The addition of the voltage regulator is a substantial improvement to the board, allowing about 500mA of current on the 3.3V line, rather than the 100mA limit of the Teensy 3.1.

I still think I’ll recommend the Teensy LC for the electronics class, as a somewhat better price/performance ratio for the needs of the class, but the Teensy 3.2 is a good choice if you need a little more processing speed or the more complex DMA capabilities.

H-bridge Class-D hum problem solved

I H-bridge Class-D works I mentioned

I was getting a rather annoying amount of 60Hz hum, probably from the microphone preamplifier.  I’ll have to play with it a bit tomorrow to see if I can avoid the hum pickup.

 

It turned out to be a fairly simple, but unexpected problem.  The TLC3702 comparator chip has 2 comparators in the package, and I had not connected anything to the second comparator.  Connecting the inputs to ground eliminated the hum!  I think that what was happening was that 60Hz pickup on the unconnected input was causing the second comparator to swing back and forth at about 60Hz, and that this was coupled internally to the comparator I was using (probably through the shared power connections). By silencing the second comparator, I removed this source of hum.

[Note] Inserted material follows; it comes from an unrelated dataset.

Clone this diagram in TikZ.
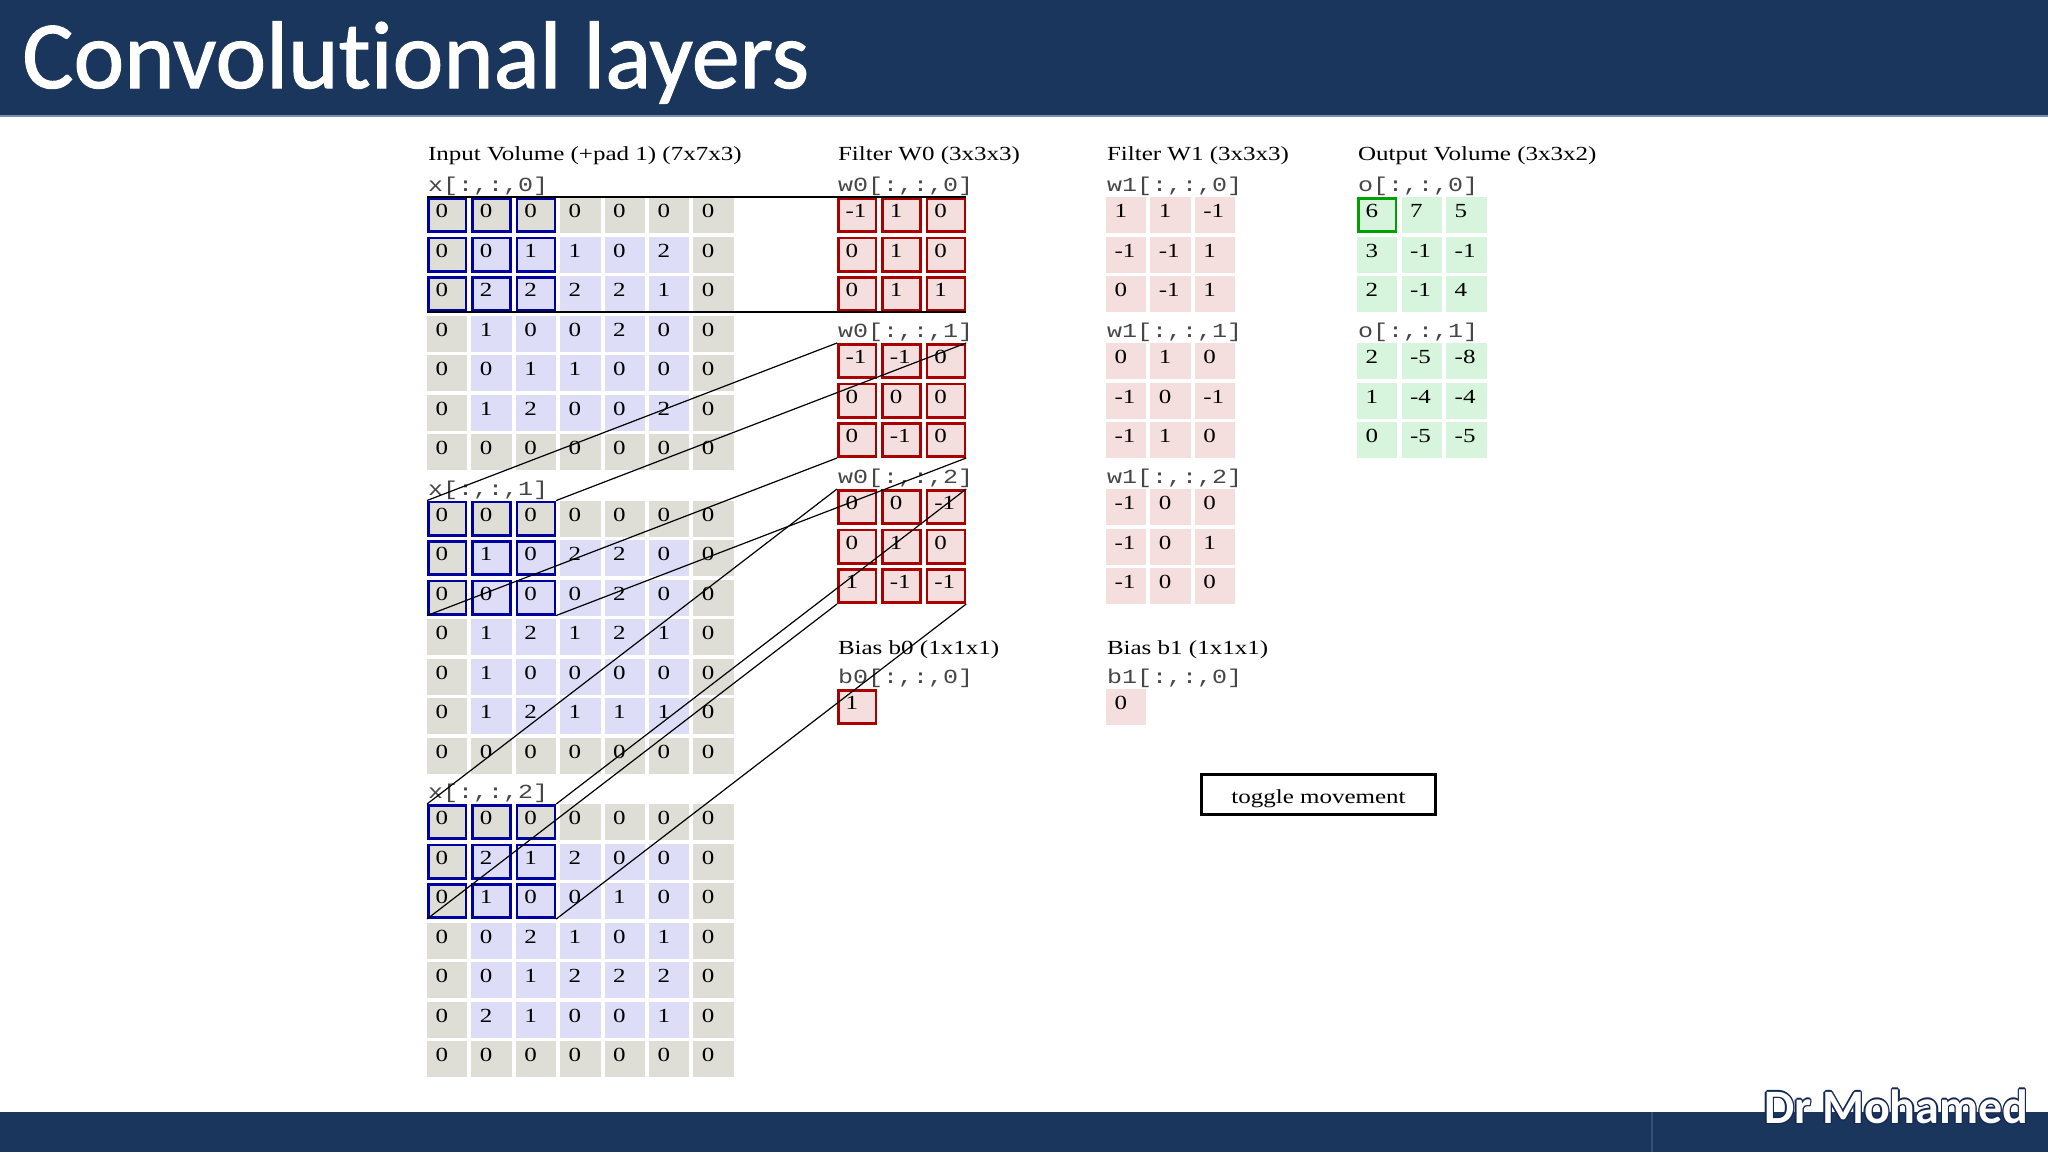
\documentclass[tikz,border=0pt]{standalone}
\usepackage{fontspec}
\setmainfont{Liberation Serif}[FakeStretch=1.25]
\newfontfamily\monof{Liberation Mono}[FakeStretch=1.25]
\newfontfamily\titlef{Carlito}[Ligatures={NoCommon,NoRare,NoContextual}]
\newfontfamily\titlereg{Carlito}[Ligatures={NoCommon,NoRare,NoContextual},FakeBold=1.2]
\definecolor{navy}{RGB}{27,54,93}
\definecolor{navyline}{RGB}{120,145,178}
\definecolor{navysep}{RGB}{52,80,118}
\definecolor{drout}{RGB}{20,40,85}
\definecolor{padc}{RGB}{222,222,214}
\definecolor{inc}{RGB}{221,221,247}
\definecolor{pinkc}{RGB}{245,222,222}
\definecolor{greenc}{RGB}{214,245,220}
\definecolor{blueb}{RGB}{0,0,160}
\definecolor{redb}{RGB}{170,0,0}
\definecolor{greenb}{RGB}{0,160,0}
\definecolor{monoc}{RGB}{70,70,70}
\newcommand\mkcell[6]{%
  \node[cellbox, fill=#4] (#1) at (#2,#3) {};
  \node[numtxt] (#1t) at ([shift={(8.5,20.5)}]#1.north west) {#6};
  \draw[line width=1.3pt, draw=#5] ([shift={(1.3,1.3)}]#1.north west) rectangle ([shift={(-1.3,-1.3)}]#1.south east);
}
% input grid: #1 index, #2 top y, #3 data
\newcommand\mkinput[3]{%
  \foreach \row [count=\r from 0] in #3 {
    \foreach \v [count=\c from 0] in \row {
      \pgfmathtruncatemacro\ispad{or(or(\r==0,\r==6),or(\c==0,\c==6))}
      \pgfmathtruncatemacro\iswin{and(\r<3,\c<3)}
      \ifnum\ispad=1 \def\fc{padc}\else\def\fc{inc}\fi
      \ifnum\iswin=1 \def\bc{blueb}\else\def\bc{none}\fi
      \mkcell{in#1-\r-\c}{427+\c*44.4}{#2+\r*39.5}{\fc}{\bc}{\v}
    }
  }
}
% 3x3 grid: #1 name prefix, #2 left x, #3 top y, #4 data, #5 fill, #6 border, #7 x pitch
\newcommand\mksmall[7]{%
  \foreach \row [count=\r from 0] in #4 {
    \foreach \v [count=\c from 0] in \row {
      \mkcell{#1-\r-\c}{#2+\c*#7}{#3+\r*39.5}{#5}{#6}{\v}
    }
  }
}
\def\inA{{0,0,0,0,0,0,0},{0,0,1,1,0,2,0},{0,2,2,2,2,1,0},{0,1,0,0,2,0,0},{0,0,1,1,0,0,0},{0,1,2,0,0,2,0},{0,0,0,0,0,0,0}}
\def\inB{{0,0,0,0,0,0,0},{0,1,0,2,2,0,0},{0,0,0,0,2,0,0},{0,1,2,1,2,1,0},{0,1,0,0,0,0,0},{0,1,2,1,1,1,0},{0,0,0,0,0,0,0}}
\def\inC{{0,0,0,0,0,0,0},{0,2,1,2,0,0,0},{0,1,0,0,1,0,0},{0,0,2,1,0,1,0},{0,0,1,2,2,2,0},{0,2,1,0,0,1,0},{0,0,0,0,0,0,0}}
\def\waA{{-1,1,0},{0,1,0},{0,1,1}}
\def\waB{{-1,-1,0},{0,0,0},{0,-1,0}}
\def\waC{{0,0,-1},{0,1,0},{1,-1,-1}}
\def\wbA{{1,1,-1},{-1,-1,1},{0,-1,1}}
\def\wbB{{0,1,0},{-1,0,-1},{-1,1,0}}
\def\wbC{{-1,0,0},{-1,0,1},{-1,0,0}}
\def\oA{{6,7,5},{3,-1,-1},{2,-1,4}}
\def\oB{{2,-5,-8},{1,-4,-4},{0,-5,-5}}
\begin{document}
\begin{tikzpicture}[x=0.5pt,y=-0.5pt,
  cellbox/.style={rectangle, inner sep=0, outer sep=0, minimum width=20.2pt, minimum height=18pt, anchor=north west, draw=none},
  numtxt/.style={anchor=base west, inner sep=0, outer sep=0, font=\fontsize{10pt}{12pt}\selectfont},
  hdr/.style={anchor=base west, inner sep=0, outer sep=0, font=\fontsize{10pt}{12pt}\selectfont},
  sub/.style={anchor=base west, inner sep=0, outer sep=0, text=monoc, font=\monof\fontsize{10pt}{12pt}\selectfont},
  conn/.style={draw=black, line width=0.6pt},
  drtext/.style={anchor=base west, inner sep=0, outer sep=0, font=\titlef\bfseries\fontsize{24pt}{26pt}\selectfont}]
\useasboundingbox (0,0) rectangle (2048,1152);
\fill[white] (0,0) rectangle (2048,1152);
% header and footer bars
\fill[navy] (0,0) rectangle (2048,115);
\fill[navyline] (0,115) rectangle (2048,117);
\fill[navy] (0,1112) rectangle (2048,1152);
\fill[navysep] (1651,1112) rectangle (1653,1152);
\node[anchor=base west, inner sep=0, text=white, font=\titlereg\fontsize{48pt}{50pt}\selectfont] (title) at (22,88) {Convolutional layers};
% headers
\node[hdr] (hin) at (428,160.7) {Input Volume (+pad 1) (7x7x3)};
\node[hdr] (hwa) at (838,160.7) {Filter W0 (3x3x3)};
\node[hdr] (hwb) at (1107,160.7) {Filter W1 (3x3x3)};
\node[hdr] (hout) at (1358,160.7) {Output Volume (3x3x2)};
\node[hdr] (hba) at (838,654) {Bias b0 (1x1x1)};
\node[hdr] (hbb) at (1107,654) {Bias b1 (1x1x1)};
% sub labels
\node[sub] (lx0) at (428,191.5) {x[:,:,0]};
\node[sub] (lx1) at (428,495) {x[:,:,1]};
\node[sub] (lx2) at (428,798.5) {x[:,:,2]};
\node[sub] (lwa0) at (838,191.5) {w0[:,:,0]};
\node[sub] (lwa1) at (838,337.5) {w0[:,:,1]};
\node[sub] (lwa2) at (838,483.5) {w0[:,:,2]};
\node[sub] (lwb0) at (1107,191.5) {w1[:,:,0]};
\node[sub] (lwb1) at (1107,337.5) {w1[:,:,1]};
\node[sub] (lwb2) at (1107,483.5) {w1[:,:,2]};
\node[sub] (lo0) at (1358,191.5) {o[:,:,0]};
\node[sub] (lo1) at (1358,337.5) {o[:,:,1]};
\node[sub] (lba) at (838,683.5) {b0[:,:,0]};
\node[sub] (lbb) at (1107,683.5) {b1[:,:,0]};
% input volume
\mkinput{0}{197}{\inA}
\mkinput{1}{500.5}{\inB}
\mkinput{2}{804}{\inC}
% filters
\mksmall{wa0}{837}{197}{\waA}{pinkc}{redb}{44.4}
\mksmall{wa1}{837}{343}{\waB}{pinkc}{redb}{44.4}
\mksmall{wa2}{837}{489}{\waC}{pinkc}{redb}{44.4}
\mksmall{wb0}{1106}{197}{\wbA}{pinkc}{none}{44.4}
\mksmall{wb1}{1106}{343}{\wbB}{pinkc}{none}{44.4}
\mksmall{wb2}{1106}{489}{\wbC}{pinkc}{none}{44.4}
% output
\mksmall{o0}{1357}{197}{\oA}{greenc}{none}{44.6}
\mksmall{o1}{1357}{343}{\oB}{greenc}{none}{44.6}
\draw[line width=1.3pt, draw=greenb] ([shift={(1.3,1.3)}]o0-0-0.north west) rectangle ([shift={(-1.3,-1.3)}]o0-0-0.south east);
% biases
\mkcell{bA}{837}{689}{pinkc}{redb}{1}
\mkcell{bB}{1106}{689}{pinkc}{none}{0}
% toggle button
\node[draw=black, line width=1.4pt, minimum width=117pt, minimum height=20.3pt, inner sep=0] (toggle) at (1318.5,794.5) {};
\node[hdr, anchor=base] (togglet) at (1318.5,803.3) {toggle movement};
% connectors
\foreach \k in {0,1,2}{
  \draw[conn] (in\k-0-0.north west) -- (wa\k-0-0.north west);
  \draw[conn] (in\k-0-2.north east) -- (wa\k-0-2.north east);
  \draw[conn] (in\k-2-0.south west) -- (wa\k-2-0.south west);
  \draw[conn] (in\k-2-2.south east) -- (wa\k-2-2.south east);
}
% signature
\foreach \dx/\dy [count=\i] in {-1.4/0,1.4/0,0/-1.4,0/1.4,-1/-1,1/1,-1/1,1/-1}{
  \node[drtext, text=drout] (drs\i) at (1764+\dx,1123+\dy) {Dr Mohamed};
}
\node[drtext, text=white] (dr) at (1764,1123) {Dr Mohamed};
\end{tikzpicture}
\end{document}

My son also noticed a high-pitched noise that was barely audible to me.  I figured that the source was probably the low-quality triangle wave from the FG085 function generator. If the period is not an exact multiple of 250ns, then the sampling of the triangle wave gradually shifts phase, and that changing phase turns into a PWM signal that is audible on the speaker.  By selecting 62.5kHZ, exactly 64 clock pulses of the FG085 clock, as my PWM frequency, I avoided phase shifts and eliminated the high-pitched whine.